# STORED DATA start

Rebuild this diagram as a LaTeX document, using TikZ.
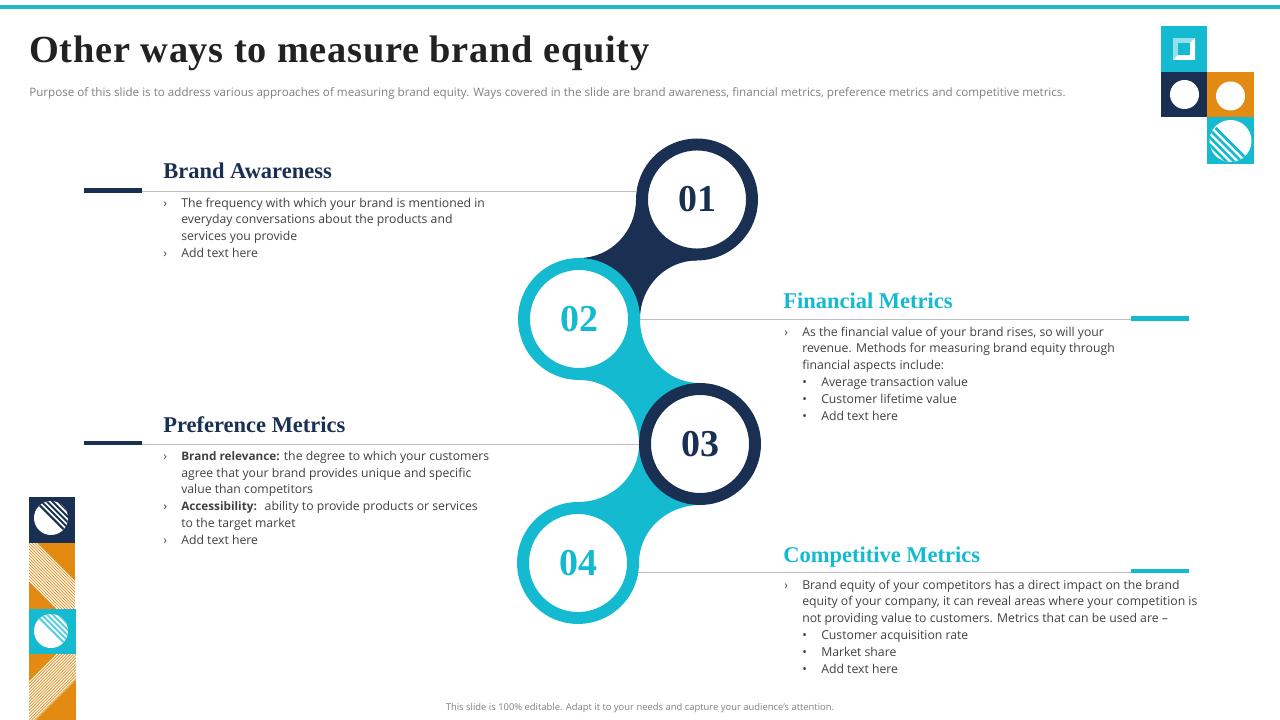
\documentclass[tikz,border=0pt]{standalone}
\usepackage{fontspec}
\setmainfont{Open Sans}
\newfontfamily\titlefont[LetterSpace=1.9]{Liberation Serif}
\newfontfamily\headfont{Liberation Serif}
\usetikzlibrary{backgrounds}
\definecolor{navy}{HTML}{1A3052}
\definecolor{teal}{HTML}{14BAD0}
\definecolor{topteal}{HTML}{22B8C8}
\definecolor{amber}{HTML}{E38A12}
\definecolor{rulegray}{HTML}{BDBDBD}
\definecolor{bodygray}{HTML}{404040}
\definecolor{notegray}{HTML}{7F7F7F}
\definecolor{titlegray}{HTML}{222222}
\tikzset{
  ringnode/.style={circle, fill=white, line width=8.5pt, minimum size=2.75cm, inner sep=0pt, font=\headfont\fontsize{27}{30}\selectfont\bfseries},
  barnode/.style={rectangle, minimum width=1.45cm, minimum height=0.115cm, inner sep=0pt},
  headnode/.style={anchor=base west, inner sep=0pt, font=\headfont\fontsize{16}{18}\selectfont\bfseries},
  bodynode/.style={anchor=north west, inner sep=0pt, align=left, text=bodygray, font=\fontsize{8.7}{11.95}\selectfont},
}
\newcommand{\arrowitem}{\makebox[12.8pt][l]{›}}
\newcommand{\hangitem}{\hspace*{12.8pt}}
\newcommand{\dotitem}{\hspace*{12.8pt}\makebox[13.5pt][l]{•}}
\newcommand{\boldlabel}[1]{{\fontsize{8.35}{11.95}\selectfont\bfseries #1}}
\begin{document}
\begin{tikzpicture}[x=0.025cm, y=-0.025cm]
\useasboundingbox (0,0) rectangle (1280,720);
\fill[topteal] (0,5) rectangle (1280,9);
% title
\node[anchor=base west, inner sep=0pt, text=titlegray] (title) at (29,63) {\titlefont\fontsize{27.3}{30}\selectfont\bfseries Other ways to measure brand equity};
\node[anchor=base west, inner sep=0pt, text=notegray, font=\fontsize{8.27}{10}\selectfont] (purpose) at (29,97) {Purpose of this slide is to address various approaches of measuring brand equity. Ways covered in the slide are brand awareness, financial metrics, preference metrics and competitive metrics.};
% top right squares
\fill[teal] (1161,26) rectangle (1207,72);
\fill[white!55!teal] (1173,38) rectangle (1195,60);
\fill[white] (1195,38) -- (1195,60) -- (1173,60) -- (1178,55) -- (1190,55) -- (1190,43) -- cycle;
\fill[teal] (1178,43) rectangle (1190,55);
\fill[navy] (1161,72) rectangle (1207,117);
\fill[white] (1184.5,94.5) circle (14.5);
\fill[amber] (1207,72) rectangle (1254,117);
\fill[white] (1230.5,96) circle (14.5);
\fill[teal] (1207,117) rectangle (1254,164);
\fill[white] (1230.5,141) circle (21);
\begin{scope}
\clip (1230.5,141) circle (21);
\draw[teal, line width=30pt, dash pattern=on 1.9pt off 1.9pt] (1231.5,142) -- (1210,163.5);
\end{scope}
% left strip
\fill[navy] (29,497) rectangle (75,543);
\fill[white] (51,518) circle (17);
\begin{scope}
\clip (51,518) circle (17);
\draw[navy, line width=26pt, dash pattern=on 1.4pt off 1.4pt] (50,517) -- (68,499);
\end{scope}
\fill[amber] (29,543) rectangle (75,609);
\begin{scope}
\clip (29,543) rectangle (75,609);
\draw[white, line width=75pt, dash pattern=on 0.75pt off 0.75pt] (61.25,567.25) -- (37.75,590.75);
\end{scope}
\fill[teal] (29,609) rectangle (76,654);
\fill[white] (51,631) circle (17);
\begin{scope}
\clip (51,631) circle (17);
\draw[teal!70!white, line width=26pt, dash pattern=on 1.4pt off 1.4pt] (50,630) -- (68,612);
\end{scope}
\fill[amber] (29,654) rectangle (76,720);
\begin{scope}
\clip (29,654) rectangle (76,720);
\draw[white, line width=75pt, dash pattern=on 0.75pt off 0.75pt] (40.75,669.75) -- (63.25,692.25);
\end{scope}
% rings
\node[ringnode, draw=navy, text=navy] (c01) at (697,199.5) {01};
\node[ringnode, draw=teal, text=teal] (c02) at (579,319) {02};
\node[ringnode, draw=navy, text=navy] (c03) at (700,444) {03};
\node[ringnode, draw=teal, text=teal] (c04) at (578,563) {04};
\begin{scope}[on background layer]
\fill[navy] (c01.west) to[out=-90,in=0] (c02.north) -- (c02.east) to[out=90,in=180] (c01.south) -- cycle;
\fill[teal] (c02.east) to[out=-90,in=180] (c03.north) -- (c03.west) to[out=90,in=0] (c02.south) -- cycle;
\fill[teal] (c03.west) to[out=-90,in=0] (c04.north) -- (c04.east) to[out=90,in=180] (c03.south) -- cycle;
\end{scope}
% bars and rules
\node[barnode, fill=navy] (bar01) at (113,190.4) {};
\node[barnode, fill=teal] (bar02) at (1160,318.4) {};
\node[barnode, fill=navy] (bar03) at (113,443) {};
\node[barnode, fill=teal] (bar04) at (1160,571) {};
\draw[rulegray, line width=0.6pt] (bar01.east |- c01.172) -- (c01.172);
\draw[rulegray, line width=0.6pt] (c02.east) -- (bar02.west |- c02.east);
\draw[rulegray, line width=0.6pt] (bar03.east |- c03.west) -- (c03.west);
\draw[rulegray, line width=0.6pt] (c04.-9) -- (bar04.west |- c04.-9);
% brand awareness
\node[headnode, text=navy] (head01) at (163,178.5) {Brand Awareness};
\node[bodynode] (text01) at (163,197.5) {\arrowitem The frequency with which your brand is mentioned in\\
\hangitem everyday conversations about the products and\\
\hangitem services you provide\\
\arrowitem Add text here};
% financial metrics
\node[headnode, text=teal] (head02) at (783,308.5) {Financial Metrics};
\node[bodynode] (text02) at (784,326.5) {\arrowitem As the financial value of your brand rises, so will your\\
\hangitem revenue. Methods for measuring brand equity through\\
\hangitem financial aspects include:\\
\dotitem Average transaction value\\
\dotitem Customer lifetime value\\
\dotitem Add text here};
% preference metrics
\node[headnode, text=navy] (head03) at (163,432.5) {Preference Metrics};
\node[bodynode] (text03) at (163,450.8) {\arrowitem \boldlabel{Brand relevance:} the degree to which your customers\\
\hangitem agree that your brand provides unique and specific\\
\hangitem value than competitors\\
\arrowitem \boldlabel{Accessibility:}\hspace{2.5pt} ability to provide products or services\\
\hangitem to the target market\\
\arrowitem Add text here};
% competitive metrics
\node[headnode, text=teal] (head04) at (783,562.5) {Competitive Metrics};
\node[bodynode] (text04) at (784,579.5) {\arrowitem Brand equity of your competitors has a direct impact on the brand\\
\hangitem equity of your company, it can reveal areas where your competition is\\
\hangitem not providing value to customers. Metrics that can be used are --\\
\dotitem Customer acquisition rate\\
\dotitem Market share\\
\dotitem Add text here};
% footer
\node[text=notegray, inner sep=0pt, font=\fontsize{6.7}{8}\selectfont] (footer) at (640,708.5) {This slide is 100\% editable. Adapt it to your needs and capture your audience's attention.};
\end{tikzpicture}
\end{document}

# STORED DATA end

STATED GOAL: Reproduce the material in its entirety and word for word, without the pictures.

OUTPUT FOR THIS TASK:
Rebuild this diagram as a LaTeX document, using TikZ.
\documentclass[tikz,border=0pt]{standalone}
\usepackage{fontspec}
\setmainfont{Open Sans}
\newfontfamily\titlefont[LetterSpace=1.9]{Liberation Serif}
\newfontfamily\headfont{Liberation Serif}
\usetikzlibrary{backgrounds}
\definecolor{navy}{HTML}{1A3052}
\definecolor{teal}{HTML}{14BAD0}
\definecolor{topteal}{HTML}{22B8C8}
\definecolor{amber}{HTML}{E38A12}
\definecolor{rulegray}{HTML}{BDBDBD}
\definecolor{bodygray}{HTML}{404040}
\definecolor{notegray}{HTML}{7F7F7F}
\definecolor{titlegray}{HTML}{222222}
\tikzset{
  ringnode/.style={circle, fill=white, line width=8.5pt, minimum size=2.75cm, inner sep=0pt, font=\headfont\fontsize{27}{30}\selectfont\bfseries},
  barnode/.style={rectangle, minimum width=1.45cm, minimum height=0.115cm, inner sep=0pt},
  headnode/.style={anchor=base west, inner sep=0pt, font=\headfont\fontsize{16}{18}\selectfont\bfseries},
  bodynode/.style={anchor=north west, inner sep=0pt, align=left, text=bodygray, font=\fontsize{8.7}{11.95}\selectfont},
}
\newcommand{\arrowitem}{\makebox[12.8pt][l]{›}}
\newcommand{\hangitem}{\hspace*{12.8pt}}
\newcommand{\dotitem}{\hspace*{12.8pt}\makebox[13.5pt][l]{•}}
\newcommand{\boldlabel}[1]{{\fontsize{8.35}{11.95}\selectfont\bfseries #1}}
\begin{document}
\begin{tikzpicture}[x=0.025cm, y=-0.025cm]
\useasboundingbox (0,0) rectangle (1280,720);
\fill[topteal] (0,5) rectangle (1280,9);
% title
\node[anchor=base west, inner sep=0pt, text=titlegray] (title) at (29,63) {\titlefont\fontsize{27.3}{30}\selectfont\bfseries Other ways to measure brand equity};
\node[anchor=base west, inner sep=0pt, text=notegray, font=\fontsize{8.27}{10}\selectfont] (purpose) at (29,97) {Purpose of this slide is to address various approaches of measuring brand equity. Ways covered in the slide are brand awareness, financial metrics, preference metrics and competitive metrics.};
% top right squares
\fill[teal] (1161,26) rectangle (1207,72);
\fill[white!55!teal] (1173,38) rectangle (1195,60);
\fill[white] (1195,38) -- (1195,60) -- (1173,60) -- (1178,55) -- (1190,55) -- (1190,43) -- cycle;
\fill[teal] (1178,43) rectangle (1190,55);
\fill[navy] (1161,72) rectangle (1207,117);
\fill[white] (1184.5,94.5) circle (14.5);
\fill[amber] (1207,72) rectangle (1254,117);
\fill[white] (1230.5,96) circle (14.5);
\fill[teal] (1207,117) rectangle (1254,164);
\fill[white] (1230.5,141) circle (21);
\begin{scope}
\clip (1230.5,141) circle (21);
\draw[teal, line width=30pt, dash pattern=on 1.9pt off 1.9pt] (1231.5,142) -- (1210,163.5);
\end{scope}
% left strip
\fill[navy] (29,497) rectangle (75,543);
\fill[white] (51,518) circle (17);
\begin{scope}
\clip (51,518) circle (17);
\draw[navy, line width=26pt, dash pattern=on 1.4pt off 1.4pt] (50,517) -- (68,499);
\end{scope}
\fill[amber] (29,543) rectangle (75,609);
\begin{scope}
\clip (29,543) rectangle (75,609);
\draw[white, line width=75pt, dash pattern=on 0.75pt off 0.75pt] (61.25,567.25) -- (37.75,590.75);
\end{scope}
\fill[teal] (29,609) rectangle (76,654);
\fill[white] (51,631) circle (17);
\begin{scope}
\clip (51,631) circle (17);
\draw[teal!70!white, line width=26pt, dash pattern=on 1.4pt off 1.4pt] (50,630) -- (68,612);
\end{scope}
\fill[amber] (29,654) rectangle (76,720);
\begin{scope}
\clip (29,654) rectangle (76,720);
\draw[white, line width=75pt, dash pattern=on 0.75pt off 0.75pt] (40.75,669.75) -- (63.25,692.25);
\end{scope}
% rings
\node[ringnode, draw=navy, text=navy] (c01) at (697,199.5) {01};
\node[ringnode, draw=teal, text=teal] (c02) at (579,319) {02};
\node[ringnode, draw=navy, text=navy] (c03) at (700,444) {03};
\node[ringnode, draw=teal, text=teal] (c04) at (578,563) {04};
\begin{scope}[on background layer]
\fill[navy] (c01.west) to[out=-90,in=0] (c02.north) -- (c02.east) to[out=90,in=180] (c01.south) -- cycle;
\fill[teal] (c02.east) to[out=-90,in=180] (c03.north) -- (c03.west) to[out=90,in=0] (c02.south) -- cycle;
\fill[teal] (c03.west) to[out=-90,in=0] (c04.north) -- (c04.east) to[out=90,in=180] (c03.south) -- cycle;
\end{scope}
% bars and rules
\node[barnode, fill=navy] (bar01) at (113,190.4) {};
\node[barnode, fill=teal] (bar02) at (1160,318.4) {};
\node[barnode, fill=navy] (bar03) at (113,443) {};
\node[barnode, fill=teal] (bar04) at (1160,571) {};
\draw[rulegray, line width=0.6pt] (bar01.east |- c01.172) -- (c01.172);
\draw[rulegray, line width=0.6pt] (c02.east) -- (bar02.west |- c02.east);
\draw[rulegray, line width=0.6pt] (bar03.east |- c03.west) -- (c03.west);
\draw[rulegray, line width=0.6pt] (c04.-9) -- (bar04.west |- c04.-9);
% brand awareness
\node[headnode, text=navy] (head01) at (163,178.5) {Brand Awareness};
\node[bodynode] (text01) at (163,197.5) {\arrowitem The frequency with which your brand is mentioned in\\
\hangitem everyday conversations about the products and\\
\hangitem services you provide\\
\arrowitem Add text here};
% financial metrics
\node[headnode, text=teal] (head02) at (783,308.5) {Financial Metrics};
\node[bodynode] (text02) at (784,326.5) {\arrowitem As the financial value of your brand rises, so will your\\
\hangitem revenue. Methods for measuring brand equity through\\
\hangitem financial aspects include:\\
\dotitem Average transaction value\\
\dotitem Customer lifetime value\\
\dotitem Add text here};
% preference metrics
\node[headnode, text=navy] (head03) at (163,432.5) {Preference Metrics};
\node[bodynode] (text03) at (163,450.8) {\arrowitem \boldlabel{Brand relevance:} the degree to which your customers\\
\hangitem agree that your brand provides unique and specific\\
\hangitem value than competitors\\
\arrowitem \boldlabel{Accessibility:}\hspace{2.5pt} ability to provide products or services\\
\hangitem to the target market\\
\arrowitem Add text here};
% competitive metrics
\node[headnode, text=teal] (head04) at (783,562.5) {Competitive Metrics};
\node[bodynode] (text04) at (784,579.5) {\arrowitem Brand equity of your competitors has a direct impact on the brand\\
\hangitem equity of your company, it can reveal areas where your competition is\\
\hangitem not providing value to customers. Metrics that can be used are --\\
\dotitem Customer acquisition rate\\
\dotitem Market share\\
\dotitem Add text here};
% footer
\node[text=notegray, inner sep=0pt, font=\fontsize{6.7}{8}\selectfont] (footer) at (640,708.5) {This slide is 100\% editable. Adapt it to your needs and capture your audience's attention.};
\end{tikzpicture}
\end{document}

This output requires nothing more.